Building on previous work is not a sign of weakness
I remember once watching a conference talk by someone presenting the background to their study while carefully navigating their way around a high-profile paper (a perspective piece). Seemingly, their aim was to give the appearance that they had developed the ideas themselves. What struck me while watching this talk was the misguided concept that the study being presented by the research was stronger by appearing more novel. Instead, I would argue that the strongest studies are those that have a solid basis in existing theory, and that the best studies are those that are designed to clearly answer a research question that has been proposed in the literature.
The literature can bring clarity to work
The section I see most researchers have the most trouble with constructing is the introduction of their manuscript. In a way, this is surprising given that the introduction should be predominately a review of existing work. My impression is that many problems with identifying a clear narrative stem from not having read enough and, especially, not having read widely enough. The best studies to read, and therefore those most likely to succeed through peer review, place the work both in the context of closely-related work as well as within the broader set of ideas in closely-related fields. The juxtaposition here is that more widely-positioned studies can often have more succinct ‘to-the-point’ introductions.
Reading reveals the rules of scientific writing
One great benefit of scientific writing is that there are quite clear rules. For example, an abstract has a well-defined structure (see Nature or BES examples) that should be followed. Paragraphs should have an opening sentence that sets out the scope of the paragraph (i.e. the topic sentence), a set of arguments that builds out the topic, and then a concluding sentence that points the reader’s mind to the next logical step. Introductions lay out the broad ideas in the opening paragraph, give details in the following paragraphs, and provide a roadmap for the study in the final paragraph. Reading papers will, over time, make this structure feel like second nature. Finally, when you come across a paper that you particularly enjoyed reading, save it somewhere easy to find so that you can come back to it when you’re looking for inspiration in how to structure your own writing.

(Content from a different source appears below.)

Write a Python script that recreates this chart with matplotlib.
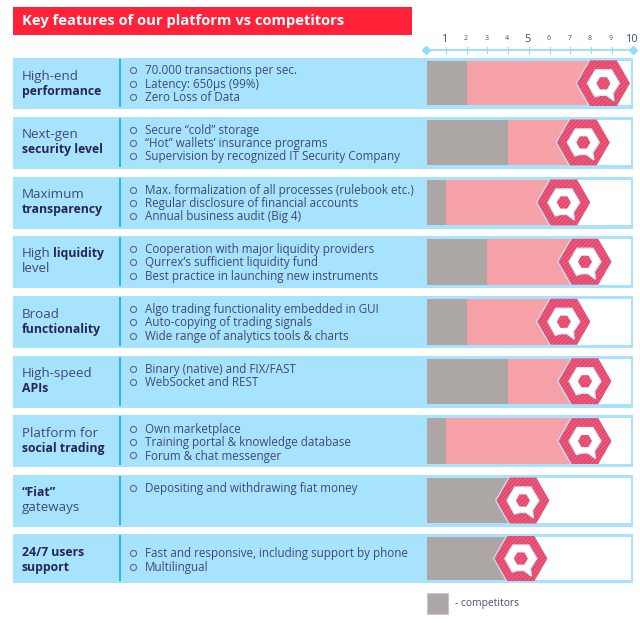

Read to become a better (and faster) writer
I absolutely have no doubts that reading ultimately saves time on writing later on. In fact, I often read, put aside, and re-read chunks of literature several times before I ever start writing any part of my papers. In my experience I’ve found that trying to write when I haven’t had a clear vision of what I am trying to achieve is futile, and results in a mess of disconnected ideas that fail to contribute to setting the scene of my own work. This process can take several weeks! But, with practice, I’ve found that once that lightbulb moment comes—where I realise how to frame a particular study—the writing becomes substantially easier, and the result is text that is more focused and concise. In short, I’ve never found that reading has been a waste of my time.